Researchers also evaluate work based on upside-adjusted risk, though their curve is almost the inverse of a funders’. Quitting your job to work on a startup that has only raised $1M is a different proposition than quitting your job to work on an FRO that has raised $1M for two reasons: there’s both a possibility that you can become a millionaire if the startup is successful and the ecosystem for follow-on FRO funding is less developed. That is, the upside is lower and the risk is higher.
If we chart the upside-adjusted risk for both funders and researchers, they have roughly the opposite shapes. Right-sizing is the nontrivial task of crafting a point where they intersect.
This year we’re going to both try to help people figure out this right-sizing problem and try to nudge the world towards systems that make starting small more feasible, like committed tranches.

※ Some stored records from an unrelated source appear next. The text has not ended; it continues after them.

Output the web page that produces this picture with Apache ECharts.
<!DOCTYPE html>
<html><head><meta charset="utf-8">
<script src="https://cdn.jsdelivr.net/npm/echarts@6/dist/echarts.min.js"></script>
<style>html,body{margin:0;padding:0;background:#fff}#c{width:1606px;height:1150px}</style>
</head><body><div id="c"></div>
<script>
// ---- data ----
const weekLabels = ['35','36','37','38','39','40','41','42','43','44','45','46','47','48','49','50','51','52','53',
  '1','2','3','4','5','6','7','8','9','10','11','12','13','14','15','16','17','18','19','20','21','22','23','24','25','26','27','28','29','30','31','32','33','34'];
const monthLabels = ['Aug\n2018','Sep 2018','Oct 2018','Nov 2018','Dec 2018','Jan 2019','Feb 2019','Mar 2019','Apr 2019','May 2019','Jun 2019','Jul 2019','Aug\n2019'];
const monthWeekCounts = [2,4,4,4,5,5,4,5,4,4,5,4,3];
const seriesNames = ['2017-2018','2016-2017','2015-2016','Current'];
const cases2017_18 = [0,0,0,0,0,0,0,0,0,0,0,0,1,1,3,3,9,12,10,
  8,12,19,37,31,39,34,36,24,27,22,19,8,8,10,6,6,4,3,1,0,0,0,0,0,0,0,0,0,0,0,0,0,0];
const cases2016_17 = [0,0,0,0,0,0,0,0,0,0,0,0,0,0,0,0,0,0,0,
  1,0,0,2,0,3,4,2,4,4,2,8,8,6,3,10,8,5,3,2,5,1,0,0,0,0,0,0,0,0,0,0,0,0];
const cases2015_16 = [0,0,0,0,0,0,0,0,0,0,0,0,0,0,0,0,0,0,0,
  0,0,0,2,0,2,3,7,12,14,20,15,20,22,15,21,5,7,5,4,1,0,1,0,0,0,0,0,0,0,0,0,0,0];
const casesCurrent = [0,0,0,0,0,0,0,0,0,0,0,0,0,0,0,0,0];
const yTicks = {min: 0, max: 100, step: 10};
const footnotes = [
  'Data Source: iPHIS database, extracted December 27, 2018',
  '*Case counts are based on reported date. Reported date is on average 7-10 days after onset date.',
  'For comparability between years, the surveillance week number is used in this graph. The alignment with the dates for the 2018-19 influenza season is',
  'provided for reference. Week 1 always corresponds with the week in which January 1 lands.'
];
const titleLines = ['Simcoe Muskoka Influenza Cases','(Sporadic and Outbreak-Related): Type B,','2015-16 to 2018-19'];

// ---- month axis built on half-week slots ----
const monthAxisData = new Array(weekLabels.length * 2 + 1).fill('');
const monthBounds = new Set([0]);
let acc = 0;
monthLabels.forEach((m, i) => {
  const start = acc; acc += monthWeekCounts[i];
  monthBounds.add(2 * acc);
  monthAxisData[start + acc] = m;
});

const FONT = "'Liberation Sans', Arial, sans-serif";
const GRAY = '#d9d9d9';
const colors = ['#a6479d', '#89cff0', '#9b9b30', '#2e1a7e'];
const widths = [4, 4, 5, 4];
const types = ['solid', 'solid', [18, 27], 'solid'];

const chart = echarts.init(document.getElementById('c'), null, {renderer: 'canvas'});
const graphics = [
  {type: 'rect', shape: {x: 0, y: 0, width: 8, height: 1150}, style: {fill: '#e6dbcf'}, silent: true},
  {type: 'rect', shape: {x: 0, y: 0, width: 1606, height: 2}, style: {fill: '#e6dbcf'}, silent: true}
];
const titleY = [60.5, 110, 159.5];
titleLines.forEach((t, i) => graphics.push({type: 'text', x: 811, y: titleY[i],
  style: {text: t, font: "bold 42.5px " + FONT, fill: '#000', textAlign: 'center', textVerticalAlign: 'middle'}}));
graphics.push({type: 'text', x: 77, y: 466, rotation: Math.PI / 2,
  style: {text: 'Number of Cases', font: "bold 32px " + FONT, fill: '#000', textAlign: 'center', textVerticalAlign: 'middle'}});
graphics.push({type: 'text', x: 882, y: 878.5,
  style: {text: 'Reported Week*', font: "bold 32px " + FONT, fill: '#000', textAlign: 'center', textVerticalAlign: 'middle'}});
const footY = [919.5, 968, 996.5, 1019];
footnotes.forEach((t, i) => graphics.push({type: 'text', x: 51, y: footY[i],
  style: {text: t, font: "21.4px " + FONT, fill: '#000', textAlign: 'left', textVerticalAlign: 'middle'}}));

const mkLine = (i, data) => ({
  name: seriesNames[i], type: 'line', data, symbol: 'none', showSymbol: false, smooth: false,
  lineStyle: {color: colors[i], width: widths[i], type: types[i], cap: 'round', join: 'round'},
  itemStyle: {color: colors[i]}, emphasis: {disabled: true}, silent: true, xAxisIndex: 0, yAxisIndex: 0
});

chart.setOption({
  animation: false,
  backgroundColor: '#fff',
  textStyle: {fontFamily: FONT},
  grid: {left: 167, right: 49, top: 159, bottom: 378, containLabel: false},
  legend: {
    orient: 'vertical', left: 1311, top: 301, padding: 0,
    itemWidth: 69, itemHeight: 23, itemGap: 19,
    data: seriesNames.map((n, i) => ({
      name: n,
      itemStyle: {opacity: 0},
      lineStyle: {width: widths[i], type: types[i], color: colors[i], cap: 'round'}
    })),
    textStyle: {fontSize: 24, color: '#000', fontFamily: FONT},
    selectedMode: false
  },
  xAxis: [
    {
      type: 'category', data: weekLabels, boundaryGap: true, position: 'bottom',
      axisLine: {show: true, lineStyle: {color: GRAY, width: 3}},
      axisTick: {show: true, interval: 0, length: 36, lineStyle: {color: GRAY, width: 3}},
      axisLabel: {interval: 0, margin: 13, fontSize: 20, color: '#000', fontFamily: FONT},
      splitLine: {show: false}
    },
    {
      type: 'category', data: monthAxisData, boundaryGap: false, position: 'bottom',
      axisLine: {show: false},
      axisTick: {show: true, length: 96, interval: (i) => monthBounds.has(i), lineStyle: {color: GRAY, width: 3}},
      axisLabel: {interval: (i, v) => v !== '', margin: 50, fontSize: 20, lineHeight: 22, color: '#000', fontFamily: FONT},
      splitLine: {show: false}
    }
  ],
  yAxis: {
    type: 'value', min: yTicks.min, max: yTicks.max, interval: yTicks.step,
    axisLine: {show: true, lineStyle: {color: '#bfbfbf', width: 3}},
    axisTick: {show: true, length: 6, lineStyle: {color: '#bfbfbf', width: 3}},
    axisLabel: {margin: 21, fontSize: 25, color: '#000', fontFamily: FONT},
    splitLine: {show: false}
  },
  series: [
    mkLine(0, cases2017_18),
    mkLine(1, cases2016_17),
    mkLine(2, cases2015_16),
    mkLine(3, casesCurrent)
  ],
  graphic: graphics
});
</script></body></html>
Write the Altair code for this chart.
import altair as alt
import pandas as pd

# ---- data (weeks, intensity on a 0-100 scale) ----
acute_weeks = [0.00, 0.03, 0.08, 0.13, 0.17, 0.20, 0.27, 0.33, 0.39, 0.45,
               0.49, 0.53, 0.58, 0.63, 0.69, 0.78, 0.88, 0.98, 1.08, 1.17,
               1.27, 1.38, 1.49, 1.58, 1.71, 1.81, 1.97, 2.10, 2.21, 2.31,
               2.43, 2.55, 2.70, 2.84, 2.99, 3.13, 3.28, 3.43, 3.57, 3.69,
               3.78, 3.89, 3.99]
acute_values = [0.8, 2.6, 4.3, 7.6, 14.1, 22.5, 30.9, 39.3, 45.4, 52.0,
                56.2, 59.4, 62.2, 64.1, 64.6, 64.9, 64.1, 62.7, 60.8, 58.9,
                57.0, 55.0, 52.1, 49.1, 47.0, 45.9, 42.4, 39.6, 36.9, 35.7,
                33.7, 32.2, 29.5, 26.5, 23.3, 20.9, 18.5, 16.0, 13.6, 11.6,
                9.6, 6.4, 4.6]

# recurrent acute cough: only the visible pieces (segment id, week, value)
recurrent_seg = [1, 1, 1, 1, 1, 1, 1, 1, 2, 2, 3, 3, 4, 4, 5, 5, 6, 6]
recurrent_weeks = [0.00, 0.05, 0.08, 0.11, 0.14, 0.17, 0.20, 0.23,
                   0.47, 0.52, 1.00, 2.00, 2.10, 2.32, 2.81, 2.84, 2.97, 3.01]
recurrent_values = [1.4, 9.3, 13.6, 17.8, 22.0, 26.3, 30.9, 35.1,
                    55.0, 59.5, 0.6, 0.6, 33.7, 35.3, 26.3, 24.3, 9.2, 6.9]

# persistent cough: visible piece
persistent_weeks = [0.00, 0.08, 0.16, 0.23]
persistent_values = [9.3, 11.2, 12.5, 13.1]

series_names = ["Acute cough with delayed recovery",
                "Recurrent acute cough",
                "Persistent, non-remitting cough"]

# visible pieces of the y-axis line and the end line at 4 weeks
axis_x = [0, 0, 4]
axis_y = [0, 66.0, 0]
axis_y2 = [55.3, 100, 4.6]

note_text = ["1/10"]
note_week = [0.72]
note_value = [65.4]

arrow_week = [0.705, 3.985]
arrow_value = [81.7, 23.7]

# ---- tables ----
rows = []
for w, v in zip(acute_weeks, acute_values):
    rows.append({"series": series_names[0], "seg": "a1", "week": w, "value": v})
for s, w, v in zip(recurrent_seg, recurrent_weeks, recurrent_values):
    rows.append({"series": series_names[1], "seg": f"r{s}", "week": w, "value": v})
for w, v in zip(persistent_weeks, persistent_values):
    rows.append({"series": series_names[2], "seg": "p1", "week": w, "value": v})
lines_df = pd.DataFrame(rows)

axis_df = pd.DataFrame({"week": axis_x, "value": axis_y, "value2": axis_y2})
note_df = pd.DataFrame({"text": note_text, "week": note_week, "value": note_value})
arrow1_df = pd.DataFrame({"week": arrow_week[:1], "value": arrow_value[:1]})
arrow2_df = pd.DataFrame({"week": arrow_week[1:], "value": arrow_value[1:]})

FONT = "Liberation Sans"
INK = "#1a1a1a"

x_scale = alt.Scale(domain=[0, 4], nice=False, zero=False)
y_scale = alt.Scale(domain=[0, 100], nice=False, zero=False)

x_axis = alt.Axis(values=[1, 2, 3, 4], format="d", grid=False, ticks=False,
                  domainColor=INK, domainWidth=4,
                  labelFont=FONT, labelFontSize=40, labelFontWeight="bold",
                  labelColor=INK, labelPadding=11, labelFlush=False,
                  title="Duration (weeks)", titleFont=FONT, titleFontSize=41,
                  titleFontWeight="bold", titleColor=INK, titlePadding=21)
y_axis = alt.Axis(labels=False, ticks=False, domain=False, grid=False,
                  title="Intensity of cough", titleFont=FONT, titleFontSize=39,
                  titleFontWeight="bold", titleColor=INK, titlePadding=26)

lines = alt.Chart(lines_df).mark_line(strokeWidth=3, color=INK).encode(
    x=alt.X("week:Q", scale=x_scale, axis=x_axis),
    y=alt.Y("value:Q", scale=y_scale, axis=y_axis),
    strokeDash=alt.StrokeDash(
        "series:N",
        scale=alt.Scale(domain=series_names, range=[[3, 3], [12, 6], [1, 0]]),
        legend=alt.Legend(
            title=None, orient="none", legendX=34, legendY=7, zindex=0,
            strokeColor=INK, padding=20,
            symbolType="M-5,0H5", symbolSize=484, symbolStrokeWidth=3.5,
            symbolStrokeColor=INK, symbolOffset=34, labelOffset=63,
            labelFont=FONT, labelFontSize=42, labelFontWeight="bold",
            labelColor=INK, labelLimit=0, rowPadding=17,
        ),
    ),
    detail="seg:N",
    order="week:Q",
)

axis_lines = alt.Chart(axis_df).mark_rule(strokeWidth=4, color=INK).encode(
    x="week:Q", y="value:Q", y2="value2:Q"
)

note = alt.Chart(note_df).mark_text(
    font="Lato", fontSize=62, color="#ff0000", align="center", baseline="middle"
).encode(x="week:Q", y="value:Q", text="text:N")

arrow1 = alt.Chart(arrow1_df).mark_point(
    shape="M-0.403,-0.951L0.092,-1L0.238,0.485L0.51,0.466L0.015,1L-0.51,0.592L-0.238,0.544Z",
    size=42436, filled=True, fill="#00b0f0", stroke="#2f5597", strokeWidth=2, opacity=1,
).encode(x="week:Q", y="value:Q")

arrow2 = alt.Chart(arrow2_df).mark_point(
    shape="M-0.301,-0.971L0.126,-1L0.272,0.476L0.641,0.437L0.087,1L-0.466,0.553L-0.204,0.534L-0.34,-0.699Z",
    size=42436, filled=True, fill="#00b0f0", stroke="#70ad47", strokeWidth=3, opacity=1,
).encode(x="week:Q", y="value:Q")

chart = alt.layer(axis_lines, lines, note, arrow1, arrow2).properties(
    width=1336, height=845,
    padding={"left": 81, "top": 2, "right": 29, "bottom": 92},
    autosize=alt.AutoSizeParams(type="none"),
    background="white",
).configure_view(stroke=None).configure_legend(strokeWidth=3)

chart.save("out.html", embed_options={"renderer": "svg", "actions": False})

Deadlines are incredibly powerful. There’s a cultural sense that research should be free of constraints; that ideas will come when they come. Perhaps stemming from and embodied by Vannevar Bush’s quote that “Scientific progress on a broad front results from the free play of free intellects, working on subjects of their own choice, in the manner dictated by their curiosity for exploration of the unknown.” But the reality we’ve found is that external deadlines help even focused, ambitious researchers. The old adage that “work is like a gas — it expands to fill the time given to it” is doubly true in high-uncertainty situations with infinitely deep rabbit holes to go down. Many Brains fellows have told us that the most useful part of the program were the deadlines. While I think that’s true, deadlines are the tip of an iceberg: you need to take them seriously, which means that you need to believe that the goal the deadline is for is useful and trust the entity imposing the deadline. Setting up those conditions is hard. In 2026 Spectech is going to lean hard into the power of the deadline, both internally and externally.